Restate the data below word for word. Skip any images it contains.

++++++++++++++++++++

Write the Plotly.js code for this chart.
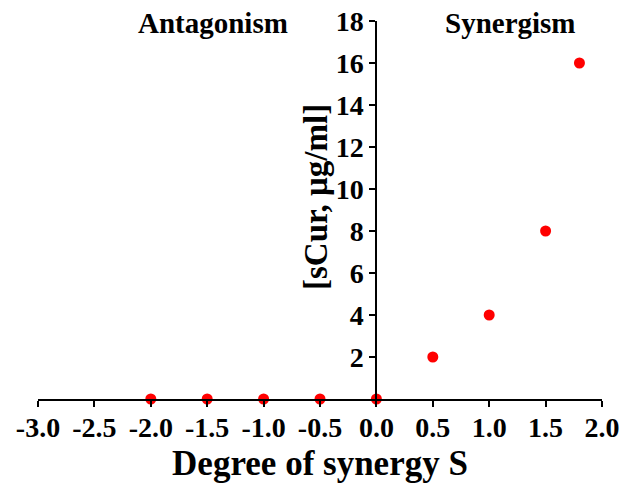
<!DOCTYPE html>
<html><head><meta charset="utf-8">
<script src="https://cdn.plot.ly/plotly-3.0.1.min.js"></script>
<style>html,body{margin:0;padding:0;background:#fff}#chart{width:624px;height:485px}</style>
</head><body><div id="chart"></div>
<script>
const degreeS = [-2.0, -1.5, -1.0, -0.5, 0.0, 0.5, 1.0, 1.5, 1.8];
const sCur = [0, 0, 0, 0, 0, 2, 4, 8, 16];
const xTicks = [-3.0, -2.5, -2.0, -1.5, -1.0, -0.5, 0.0, 0.5, 1.0, 1.5, 2.0];
const yTicks = [2, 4, 6, 8, 10, 12, 14, 16, 18];
const regionLabels = ["Antagonism", "Synergism"];
const regionX = [-1.449, 1.19];
const yTitle = "[sCur, μg/ml]";

const fam = "'Liberation Serif', 'Times New Roman', serif";
const trace = {
  x: degreeS, y: sCur, type: "scatter", mode: "markers",
  marker: {color: "#ff0000", size: 11},
  cliponaxis: false, showlegend: false, hoverinfo: "none"
};
const annotations = regionLabels.map((t, i) => ({
  text: "<b>" + t + "</b>", x: regionX[i], y: 17.92, xref: "x", yref: "y",
  showarrow: false, xanchor: "center", yanchor: "middle",
  font: {family: fam, color: "#000", size: 29}
}));
annotations.push({
  text: "<b>" + yTitle + "</b>", x: -0.53, y: 9.6, xref: "x", yref: "y",
  textangle: -90, showarrow: false, xanchor: "center", yanchor: "middle",
  font: {family: fam, color: "#000", size: 33}
});
const layout = {
  width: 624, height: 485,
  margin: {l: 38, r: 22, t: 21, b: 86},
  paper_bgcolor: "#fff", plot_bgcolor: "#fff",
  font: {family: fam, color: "#000", size: 20},
  xaxis: {
    range: [-3, 2], tickvals: xTicks, ticktext: xTicks.map(v => "<b>" + v.toFixed(1) + "</b>"),
    showgrid: false, zeroline: false, showline: true, linecolor: "#000", linewidth: 2,
    ticks: "outside", ticklen: 6, tickwidth: 2, tickcolor: "#000",
    ticklabelstandoff: -4,
    tickfont: {family: fam, color: "#000", size: 28},
    title: {text: "<b>Degree of synergy S</b>", font: {family: fam, color: "#000", size: 35}, standoff: 9}
  },
  yaxis: {
    range: [0, 18], tickvals: yTicks, ticktext: yTicks.map(v => "<b>" + v + "</b>"),
    anchor: "free", position: 0.6,
    showgrid: false, zeroline: false, showline: true, linecolor: "#000", linewidth: 2,
    ticks: "outside", ticklen: 6, tickwidth: 2, tickcolor: "#000",
    tickfont: {family: fam, color: "#000", size: 28}
  },
  annotations: annotations
};
Plotly.newPlot("chart", [trace], layout, {displayModeBar: false, staticPlot: true});
</script></body></html>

++++++++++++++++++++

● Task output
Write the Plotly.js code for this chart.
<!DOCTYPE html>
<html><head><meta charset="utf-8">
<script src="https://cdn.plot.ly/plotly-3.0.1.min.js"></script>
<style>html,body{margin:0;padding:0;background:#fff}#chart{width:624px;height:485px}</style>
</head><body><div id="chart"></div>
<script>
const degreeS = [-2.0, -1.5, -1.0, -0.5, 0.0, 0.5, 1.0, 1.5, 1.8];
const sCur = [0, 0, 0, 0, 0, 2, 4, 8, 16];
const xTicks = [-3.0, -2.5, -2.0, -1.5, -1.0, -0.5, 0.0, 0.5, 1.0, 1.5, 2.0];
const yTicks = [2, 4, 6, 8, 10, 12, 14, 16, 18];
const regionLabels = ["Antagonism", "Synergism"];
const regionX = [-1.449, 1.19];
const yTitle = "[sCur, μg/ml]";

const fam = "'Liberation Serif', 'Times New Roman', serif";
const trace = {
  x: degreeS, y: sCur, type: "scatter", mode: "markers",
  marker: {color: "#ff0000", size: 11},
  cliponaxis: false, showlegend: false, hoverinfo: "none"
};
const annotations = regionLabels.map((t, i) => ({
  text: "<b>" + t + "</b>", x: regionX[i], y: 17.92, xref: "x", yref: "y",
  showarrow: false, xanchor: "center", yanchor: "middle",
  font: {family: fam, color: "#000", size: 29}
}));
annotations.push({
  text: "<b>" + yTitle + "</b>", x: -0.53, y: 9.6, xref: "x", yref: "y",
  textangle: -90, showarrow: false, xanchor: "center", yanchor: "middle",
  font: {family: fam, color: "#000", size: 33}
});
const layout = {
  width: 624, height: 485,
  margin: {l: 38, r: 22, t: 21, b: 86},
  paper_bgcolor: "#fff", plot_bgcolor: "#fff",
  font: {family: fam, color: "#000", size: 20},
  xaxis: {
    range: [-3, 2], tickvals: xTicks, ticktext: xTicks.map(v => "<b>" + v.toFixed(1) + "</b>"),
    showgrid: false, zeroline: false, showline: true, linecolor: "#000", linewidth: 2,
    ticks: "outside", ticklen: 6, tickwidth: 2, tickcolor: "#000",
    ticklabelstandoff: -4,
    tickfont: {family: fam, color: "#000", size: 28},
    title: {text: "<b>Degree of synergy S</b>", font: {family: fam, color: "#000", size: 35}, standoff: 9}
  },
  yaxis: {
    range: [0, 18], tickvals: yTicks, ticktext: yTicks.map(v => "<b>" + v + "</b>"),
    anchor: "free", position: 0.6,
    showgrid: false, zeroline: false, showline: true, linecolor: "#000", linewidth: 2,
    ticks: "outside", ticklen: 6, tickwidth: 2, tickcolor: "#000",
    tickfont: {family: fam, color: "#000", size: 28}
  },
  annotations: annotations
};
Plotly.newPlot("chart", [trace], layout, {displayModeBar: false, staticPlot: true});
</script></body></html>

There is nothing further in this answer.